I value going to the support groups because I can learn things from other parents and it is a way for me to get out of the house (something I have trouble doing). There are drawbacks though;  the extreme anxiety going in and getting through the introductions around the table, not knowing what to say or how to say it, and then what awaits me when I get home.  Many times I come home to some sort of disaster.  It could be my husband and daughter arguing, my daughter not cooperating, the house a mess, or dogs not taken care of as I had asked.   Those nights, I tell myself it is just not worth going to the meetings.  I come home to chaos, I have severe anxiety, and I can’t talk at the meetings anyway.

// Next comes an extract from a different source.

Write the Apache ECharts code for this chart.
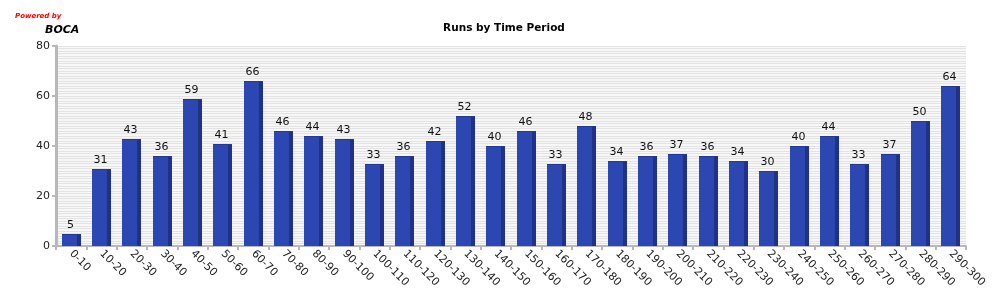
<!DOCTYPE html>
<html><head><meta charset="utf-8">
<script src="https://cdn.jsdelivr.net/npm/echarts@6/dist/echarts.min.js"></script>
<style>html,body{margin:0;padding:0;background:#fff}#c{width:1000px;height:300px}</style>
</head><body><div id="c"></div>
<script>
const categories = ["0-10","10-20","20-30","30-40","40-50","50-60","60-70","70-80","80-90","90-100","100-110","110-120","120-130","130-140","140-150","150-160","160-170","170-180","180-190","190-200","200-210","210-220","220-230","230-240","240-250","250-260","260-270","270-280","280-290","290-300"];
const runs = [5,31,43,36,59,41,66,46,44,43,33,36,42,52,40,46,33,48,34,36,37,36,34,30,40,44,33,37,50,64];
const yTicks = [0,20,40,60,80];
const title = "Runs by Time Period";

const chart = echarts.init(document.getElementById('c'), null, {renderer:'canvas'});
const font = 'DejaVu Sans';
chart.setOption({
  animation:false,
  backgroundColor:'#fff',
  title:[
    {text:title,left:499,top:18,textAlign:'center',textStyle:{fontFamily:font,fontSize:10.5,fontWeight:'bold',color:'#000'}},
    {text:'Powered by',left:10,top:8,textStyle:{fontFamily:font,fontSize:7,fontStyle:'italic',fontWeight:'bold',color:'#ff0000'}},
    {text:'BOCA',left:40,top:20,textStyle:{fontFamily:font,fontSize:11,fontStyle:'italic',fontWeight:'bold',color:'#000'}}
  ],
  grid:{left:56,right:34,top:46,bottom:54,show:true,backgroundColor:'#f7f7f7',borderWidth:0},
  xAxis:{type:'category',data:categories,
    axisLine:{lineStyle:{color:'#b8b8b8',width:2}},
    axisTick:{show:true,length:4,lineStyle:{color:'#b8b8b8',width:2}},
    axisLabel:{rotate:-45,fontFamily:font,fontSize:11,color:'#222',margin:6,interval:0}},
  yAxis:[{type:'value',min:0,max:80,interval:20,
    axisLine:{show:true,lineStyle:{color:'#b8b8b8',width:3}},
    axisTick:{show:true,length:4,lineStyle:{color:'#b8b8b8',width:2}},
    axisLabel:{fontFamily:font,fontSize:11,color:'#222',margin:6,customValues:yTicks},
    splitLine:{show:false}},
   {type:'value',min:0,max:80,interval:1,show:true,position:'left',
    axisLine:{show:false},axisTick:{show:false},axisLabel:{show:false},
    splitLine:{show:true,lineStyle:{color:'#e3e3e3',width:1}}}],
  series:[{type:'custom',yAxisIndex:0,data:runs.map((v,i)=>[i,v]),
    renderItem:function(params,api){
      const i=api.value(0),v=api.value(1);
      const top=api.coord([i,v]);const base=api.coord([i,0]);
      const cx=top[0];
      const fx=Math.round(cx-9.5),fw=15,sw=4;
      const y0=Math.round(top[1]),h=Math.round(base[1])-y0;
      return {type:'group',children:[
        {type:'rect',shape:{x:fx,y:y0,width:fw,height:h},style:{fill:'#2c46b2'}},
        {type:'rect',shape:{x:fx+fw,y:y0,width:sw,height:h},style:{fill:'#1f3288'}},
        {type:'rect',shape:{x:fx,y:y0,width:fw+sw,height:1},style:{fill:'#22389a'}},
        {type:'text',style:{text:String(v),x:fx+fw/2+1,y:y0-3,align:'center',verticalAlign:'bottom',fontFamily:font,fontSize:11,fill:'#111'}}
      ]};
    }}]
});
</script></body></html>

Sometimes the meetings themselves are upsetting.  This is usually when parents start talking about their kids and generalize what they do to all people with Asperger’s.  I feel like an alien in the room, the way they talk about us as if I’m not there.  I guess they either weren’t listening when I introduced myself saying I had Asperger’s, or they just don’t think (something they complain about in their kids!).  I get frustrated when they say things like we won’t be able to drive (I do), and we don’t believe in God because it’s not logical.  I am a Christian and find the Bible very believable.  There is even a GRASP group for Christians on the Autism Spectrum.

I wish there was some way I could communicate to them that we are not all the same just like they aren’t and they shouldn’t be talking about us as if there is something seriously wrong with us.  We just need extra help in certain areas.
I end up driving home very depressed some nights because I want to tell people my opinion on some of the things they bring up because it may help or they may understand something better.

Over all, going to the support groups is a good thing because most of the time people are supporting each other and not putting down people on the Autism Spectrum.  They just want to help their kids like I do.  It’s also a bonus to get out of the house and go to a place where I should be able to be myself a little more because they should understand.